REQUIREMENTS :: Only the lines from the start of the data through the line containing "Chart.register(...registerables);" should be written out, exactly as they are, with both ends included and the pictures left out.

MATERIAL ::
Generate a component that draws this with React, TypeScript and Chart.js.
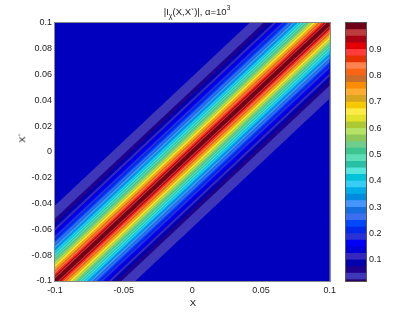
import React, { useEffect, useRef } from "react";
import { Chart, registerables } from "chart.js";

Chart.register(...registerables);

// ---------- data ----------
const X_MIN = -0.1;
const X_MAX = 0.1;
const xTickValues = [-0.1, -0.05, 0, 0.05, 0.1];
const xTickLabels = ["-0.1", "-0.05", "0", "0.05", "0.1"];
const yTickValues = [-0.1, -0.08, -0.06, -0.04, -0.02, 0, 0.02, 0.04, 0.06, 0.08, 0.1];
const yTickLabels = ["-0.1", "-0.08", "-0.06", "-0.04", "-0.02", "0", "0.02", "0.04", "0.06", "0.08", "0.1"];
const cbTickValues = [0.1, 0.2, 0.3, 0.4, 0.5, 0.6, 0.7, 0.8, 0.9];
const cbTickLabels = ["0.1", "0.2", "0.3", "0.4", "0.5", "0.6", "0.7", "0.8", "0.9"];
const CB_MIN = 0.02;
const CB_MAX = 1.0;

// contour levels of |I| and the distance |X - X'| at which each level is reached
const contourLevels = [
  0.025, 0.05, 0.075, 0.1, 0.125, 0.15, 0.175, 0.2, 0.225, 0.25,
  0.275, 0.3, 0.325, 0.35, 0.375, 0.4, 0.425, 0.45, 0.475, 0.5,
  0.525, 0.55, 0.575, 0.6, 0.625, 0.65, 0.675, 0.7, 0.725, 0.75,
  0.775, 0.8, 0.825, 0.85, 0.875, 0.9, 0.925, 0.95, 0.975,
];
const contourHalfWidths = [
  0.0585, 0.0484, 0.0444, 0.0412, 0.039, 0.0368, 0.035, 0.0332, 0.0314, 0.03,
  0.0285, 0.0271, 0.0256, 0.0242, 0.0231, 0.022, 0.0209, 0.0199, 0.0188, 0.0177,
  0.0166, 0.0155, 0.0144, 0.0134, 0.0126, 0.0119, 0.0112, 0.0105, 0.0097, 0.009,
  0.0083, 0.0076, 0.0069, 0.0061, 0.0054, 0.0047, 0.004, 0.0032, 0.0022,
];
// colour of each 0.025-wide value stripe, from 0 up to 1
const palette = [
  "rgb(45,0,105)", "rgb(62,56,185)", "rgb(30,0,140)", "rgb(0,0,172)", "rgb(52,40,192)",
  "rgb(0,0,215)", "rgb(0,0,245)", "rgb(40,50,215)", "rgb(0,40,232)", "rgb(0,72,250)",
  "rgb(60,110,240)", "rgb(20,110,222)", "rgb(70,150,255)", "rgb(0,140,222)", "rgb(0,172,232)",
  "rgb(55,205,245)", "rgb(0,195,215)", "rgb(85,230,222)", "rgb(40,192,165)", "rgb(92,222,182)",
  "rgb(60,196,145)", "rgb(110,206,140)", "rgb(140,200,90)", "rgb(180,226,100)", "rgb(172,200,50)",
  "rgb(226,226,40)", "rgb(255,235,70)", "rgb(245,200,0)", "rgb(215,165,30)", "rgb(255,172,50)",
  "rgb(250,140,0)", "rgb(205,110,40)", "rgb(250,100,20)", "rgb(255,130,80)", "rgb(230,50,0)",
  "rgb(255,60,60)", "rgb(228,0,0)", "rgb(170,0,20)", "rgb(188,60,62)", "rgb(112,0,24)",
];
const STRIPE = 0.025;
const BG = "rgb(0,0,190)";

const FONT = "'Liberation Sans', Arial, Helvetica, sans-serif";
const TXT = "#222";

// ---------- plugins ----------
const areaBg = {
  id: "areaBg",
  beforeDatasetsDraw(chart: any, _a: any, opts: any) {
    if (!opts || !opts.color) return;
    const { ctx, chartArea: a } = chart;
    ctx.save();
    ctx.fillStyle = opts.color;
    ctx.fillRect(a.left, a.top, a.right - a.left, a.bottom - a.top);
    ctx.restore();
  },
};
const frame = {
  id: "frame",
  afterDraw(chart: any, _a: any, opts: any) {
    if (!opts || !opts.color) return;
    const { ctx, chartArea: a } = chart;
    ctx.save();
    ctx.strokeStyle = opts.color;
    ctx.lineWidth = 1;
    ctx.strokeRect(Math.round(a.left) - 0.5, Math.round(a.top) - 0.5, Math.round(a.right - a.left) + 1, Math.round(a.bottom - a.top) + 1);
    ctx.restore();
  },
};

function MainPlot() {
  const ref = useRef<HTMLCanvasElement | null>(null);
  useEffect(() => {
    const datasets: any[] = [];
    // innermost level first (drawn on top)
    for (let k = contourLevels.length - 1; k >= 0; k--) {
      const w = contourHalfWidths[k];
      const colorIdx = Math.round(contourLevels[k] / STRIPE);
      datasets.push({
        label: "upper " + contourLevels[k],
        data: [
          { x: X_MIN, y: X_MIN + w },
          { x: X_MAX, y: X_MAX + w },
        ],
        borderWidth: 0,
        pointRadius: 0,
        fill: false,
      });
      datasets.push({
        label: "lower " + contourLevels[k],
        data: [
          { x: X_MIN, y: X_MIN - w },
          { x: X_MAX, y: X_MAX - w },
        ],
        borderWidth: 0,
        pointRadius: 0,
        backgroundColor: palette[colorIdx],
        fill: "-1",
      });
    }
    const chart = new Chart(ref.current as HTMLCanvasElement, {
      type: "line",
      data: { datasets },
      plugins: [areaBg, frame],
      options: {
        animation: false,
        responsive: false,
        devicePixelRatio: 1,
        layout: { padding: { top: 23, right: 8, left: 0, bottom: 0 } },
        plugins: {
          legend: { display: false },
          tooltip: { enabled: false },
          areaBg: { color: BG },
          frame: { color: "#8a8a8a" },
        } as any,
        scales: {
          x: {
            type: "linear",
            min: X_MIN,
            max: X_MAX,
            grid: { display: false, drawTicks: false },
            border: { display: false },
            afterBuildTicks: (s: any) => {
              s.ticks = xTickValues.map((v) => ({ value: v }));
            },
            afterFit: (s: any) => {
              s.height = 35;
            },
            ticks: {
              padding: 4,
              maxRotation: 0,
              autoSkip: false,
              color: TXT,
              font: { family: FONT, size: 9 },
              callback: (_v: any, i: number) => xTickLabels[i],
            },
          },
          y: {
            type: "linear",
            min: X_MIN,
            max: X_MAX,
            grid: { display: false, drawTicks: false },
            border: { display: false },
            afterBuildTicks: (s: any) => {
              s.ticks = yTickValues.map((v) => ({ value: v }));
            },
            afterFit: (s: any) => {
              s.width = 55;
            },
            ticks: {
              padding: 3,
              autoSkip: false,
              color: TXT,
              font: { family: FONT, size: 9 },
              callback: (_v: any, i: number) => yTickLabels[i],
            },
          },
        },
      } as any,
    });
    return () => chart.destroy();
  }, []);
  return (
    <canvas
      ref={ref}
      width={340}
      height={316}
      style={{ position: "absolute", left: 0, top: 0, width: 340, height: 316 }}
    />
  );
}

function ColorBar() {
  const ref = useRef<HTMLCanvasElement | null>(null);
  useEffect(() => {
    const datasets: any[] = [];
    // smallest stripe first so it is drawn on top
    for (let i = 0; i < palette.length; i++) {
      const hi = Math.min((i + 1) * STRIPE, CB_MAX);
      datasets.push({
        label: "stripe " + i,
        data: [[CB_MIN, hi]],
        backgroundColor: palette[i],
        borderWidth: 0,
        barPercentage: 1,
        categoryPercentage: 1,
        grouped: false,
      });
    }
    const chart = new Chart(ref.current as HTMLCanvasElement, {
      type: "bar",
      data: { labels: ["|I|"], datasets },
      plugins: [frame],
      options: {
        animation: false,
        responsive: false,
        devicePixelRatio: 1,
        layout: { padding: { top: 23, right: 0, left: 6, bottom: 35 } },
        plugins: {
          legend: { display: false },
          tooltip: { enabled: false },
          frame: { color: "#555" },
        } as any,
        scales: {
          x: { display: false },
          y: {
            position: "right",
            min: CB_MIN,
            max: CB_MAX,
            grid: {
              display: true,
              drawOnChartArea: false,
              drawTicks: true,
              tickLength: -3,
              color: "#333",
            },
            border: { display: false },
            afterBuildTicks: (s: any) => {
              s.ticks = cbTickValues.map((v) => ({ value: v }));
            },
            afterFit: (s: any) => {
              s.width = 54;
            },
            ticks: {
              padding: 6,
              autoSkip: false,
              color: TXT,
              font: { family: FONT, size: 9 },
              callback: (_v: any, i: number) => cbTickLabels[i],
            },
          },
        },
      } as any,
    });
    return () => chart.destroy();
  }, []);
  return (
    <canvas
      ref={ref}
      width={80}
      height={316}
      style={{ position: "absolute", left: 340, top: 0, width: 80, height: 316 }}
    />
  );
}

export default function App() {
  const txt: React.CSSProperties = {
    position: "absolute",
    fontFamily: FONT,
    color: TXT,
    whiteSpace: "nowrap",
    lineHeight: 1,
  };
  return (
    <div
      style={{
        position: "fixed",
        left: 0,
        top: 0,
        width: 420,
        height: 316,
        background: "#fff",
        overflow: "hidden",
      }}
    >
      <MainPlot />
      <ColorBar />
      <div style={{ ...txt, left: 197, top: 5, fontSize: 9.5, transform: "translateX(-50%)" }}>
        |I<sub style={{ fontSize: 7, verticalAlign: -3 }}>χ</sub>(X,X`)|, α=10
        <sup style={{ fontSize: 6.5, verticalAlign: 5 }}>3</sup>
      </div>
      <div style={{ ...txt, left: 193, top: 298, fontSize: 9.5, transform: "translateX(-50%)" }}>X</div>
      <div
        style={{
          ...txt,
          left: 22,
          top: 138,
          fontSize: 9.5,
          transform: "translate(-50%, -50%) rotate(-90deg)",
        }}
      >
        X`
      </div>
    </div>
  );
}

SOLVED EXERCISE ::
Generate a component that draws this with React, TypeScript and Chart.js.
import React, { useEffect, useRef } from "react";
import { Chart, registerables } from "chart.js";

Chart.register(...registerables);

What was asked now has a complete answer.